Lean answers are seldom black and white. When people catch religion from reading the lean literature, they try to apply across the board lean “practices.” Because it follows the scientific method, by their very nature lean countermeasures (no one ever believes in full blown “solutions”) tend to be context dependent and, essentially, shades of gray. For instance, in the case of bought-out-parts inventory, people who’ve convinced themselves of the superiority of “flat storage” often want to pull all the racks down. It’s sometimes hard to convince them that pulling racks down to store components in supermarket-like shelves is a great idea, but some parts do have long lead-times if they come halfway across the globe, and some other parts are dead stock but not chalked up for destruction yet and so on. So a few racks are necessary, and these racks will probably be managed with a traditional computer ordained address system, contrasting with the supermarket-type handling of the flat storage. It’s true that the full gain will only appear when all forklifts can be pulled out of the hall, but this requires solving the problem of long lead-time parts and slow moving parts. Different principles apply in different conditions.
Kaizen Rhythm
There are three broad practical consequences from trying to apply lean in the spirit of the scientific method. First, we need to spell out our theories about how things work continuously, whether as standards or causal relationships. We must see the cause-and-effect relationships within processes. As the first TPS leaflet states: “in problem solving, the purpose must be made clear … in kaizen the needs must be made clear.” This is not always obvious, but it’s a worthwhile exercise, and key to progress over time. Secondly, we need to increase the rhythm of kaizen activities and events. If learning is about failing, we must fail more, and quicker. People must learn how to try things out right away in a safe manner – with cardboard cutouts, duct tape, whatever. Quick experiments yield far much more knowledge than hours of discussion. Finally, we must abandon our belief in cookie-cutter solutions and accept that if we want another group of people to apply a specific improvement it’s both safer and quicker to get them to replicate the analysis and kaizen process rather than to impose our specific solution for implementation. All knowledge is contextual, and no conditions are ever exactly the same.
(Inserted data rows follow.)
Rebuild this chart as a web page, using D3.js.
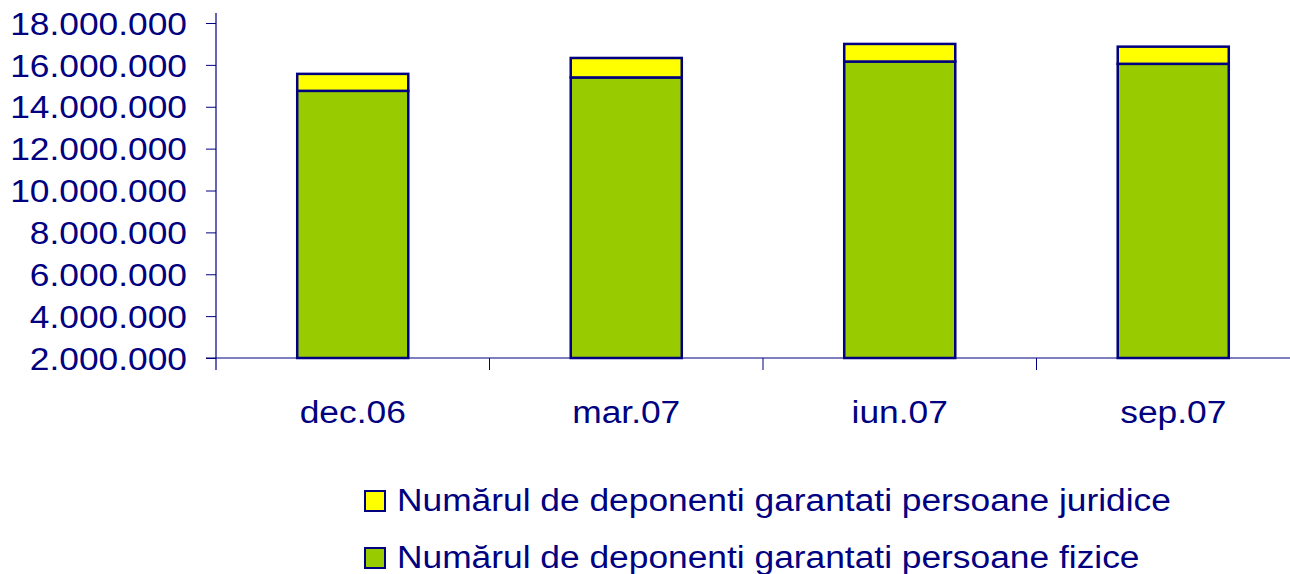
<!DOCTYPE html>
<html>
<head>
<meta charset="utf-8">
<script src="https://cdn.jsdelivr.net/npm/d3@7"></script>
<style>
  body { margin: 0; background: #fff; }
  text { font-family: "Liberation Sans", Arial, sans-serif; fill: #000080; }
</style>
</head>
<body>
<script>
// values
const categories = ['dec.06', 'mar.07', 'iun.07', 'sep.07'];
const fizice = [14760000, 15400000, 16160000, 16050000];
const juridice = [810000, 930000, 840000, 820000];
const yTicks = [2000000, 4000000, 6000000, 8000000, 10000000, 12000000, 14000000, 16000000, 18000000];
const legendLabels = [
  'Numărul de deponenti garantati persoane juridice',
  'Numărul de deponenti garantati persoane fizice'
];

const navy = '#000080';
const colors = { juridice: '#ffff00', fizice: '#99cc00' };
const stretch = 'scale(1.14,1)'; // the original lettering is a bit wider than Arial

const svg = d3.select('body').append('svg')
  .attr('width', 1290)
  .attr('height', 574);

const x = d3.scaleBand()
  .domain(categories)
  .range([216, 1310])
  .paddingInner(0.594)
  .paddingOuter(0.297);

const y = d3.scaleLinear()
  .domain([2000000, 18000000])
  .range([358, 23]);

const rows = categories.map((c, i) => ({ cat: c, fizice: fizice[i], juridice: juridice[i] }));
const series = d3.stack().keys(['fizice', 'juridice'])(rows);

// bars
svg.append('g').selectAll('g')
  .data(series)
  .enter().append('g')
  .attr('fill', d => colors[d.key])
  .selectAll('rect')
  .data(d => d)
  .enter().append('rect')
  .attr('x', d => x(d.data.cat))
  .attr('width', x.bandwidth())
  .attr('y', d => y(d[1]))
  .attr('height', d => y(Math.max(d[0], 2000000)) - y(d[1]))
  .attr('stroke', navy)
  .attr('stroke-width', 2.5);

// y axis
const fmt = v => d3.format(',')(v).replace(/,/g, '.');
const yAxis = svg.append('g')
  .attr('transform', 'translate(216,0)')
  .call(d3.axisLeft(y).tickValues(yTicks).tickFormat(fmt).tickSize(10).tickSizeOuter(0));
yAxis.select('.domain').remove();
yAxis.selectAll('line').attr('stroke', navy);
yAxis.selectAll('text')
  .style('font-size', '31px')
  .attr('x', null)
  .attr('dy', '0.36em')
  .attr('transform', `translate(-29,0) ${stretch}`);

// y axis line, runs a bit above and below the plot
svg.append('line')
  .attr('x1', 216).attr('x2', 216)
  .attr('y1', 13).attr('y2', 370)
  .attr('stroke', navy).attr('stroke-width', 1.2);

// x axis
svg.append('line')
  .attr('x1', 206).attr('x2', 1290)
  .attr('y1', y(2000000)).attr('y2', y(2000000))
  .attr('stroke', navy).attr('stroke-width', 1.2);

const gap = x.step() * x.paddingInner() / 2;
svg.append('g').selectAll('line')
  .data(categories.slice(1))
  .enter().append('line')
  .attr('x1', d => x(d) - gap)
  .attr('x2', d => x(d) - gap)
  .attr('y1', y(2000000))
  .attr('y2', y(2000000) + 12)
  .attr('stroke', navy);

svg.append('g').selectAll('text')
  .data(categories)
  .enter().append('text')
  .attr('transform', d => `translate(${x(d) + x.bandwidth() / 2},423) ${stretch}`)
  .attr('text-anchor', 'middle')
  .style('font-size', '31px')
  .text(d => d);

// legend
const legend = svg.append('g').selectAll('g')
  .data([
    { label: legendLabels[0], color: colors.juridice },
    { label: legendLabels[1], color: colors.fizice }
  ])
  .enter().append('g')
  .attr('transform', (d, i) => `translate(365,${491 + i * 57})`);

legend.append('rect')
  .attr('width', 20).attr('height', 20)
  .attr('fill', d => d.color)
  .attr('stroke', navy).attr('stroke-width', 2);

legend.append('text')
  .attr('transform', `translate(32,20) ${stretch}`)
  .style('font-size', '31px')
  .text(d => d.label);
</script>
</body>
</html>
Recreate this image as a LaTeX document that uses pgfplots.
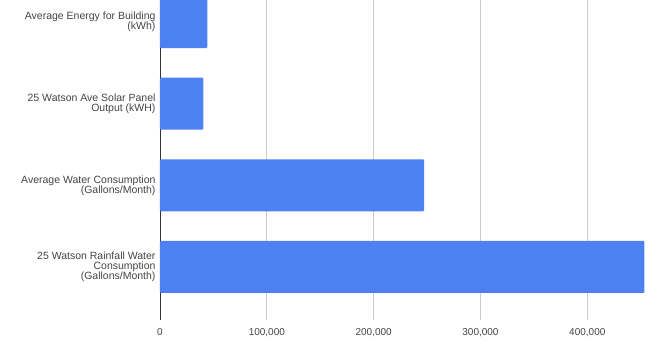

Kaizen, kaizen, kaizen. I can’t stress enough the need to maintain a high rhythm of kaizen activity. The industrial revolution became a revolution (as opposed to slow evolution since the thirteenth century) when the rate of theory formulation and experimentation skyrocketed. The same is true of lean progress within one company. Lean transformation becomes a transformation (as opposed to business as usual with a little continuous improvement thrown in) when the rate of kaizen and problem solving explodes. At the very least, every supervisor conducts a kaizen event a month, and every middle-manager works on one A3 always. Lean is work! To quote Edison again: “Opportunity is missed by most people because it is dressed in overalls and looks like work.” So is improvement.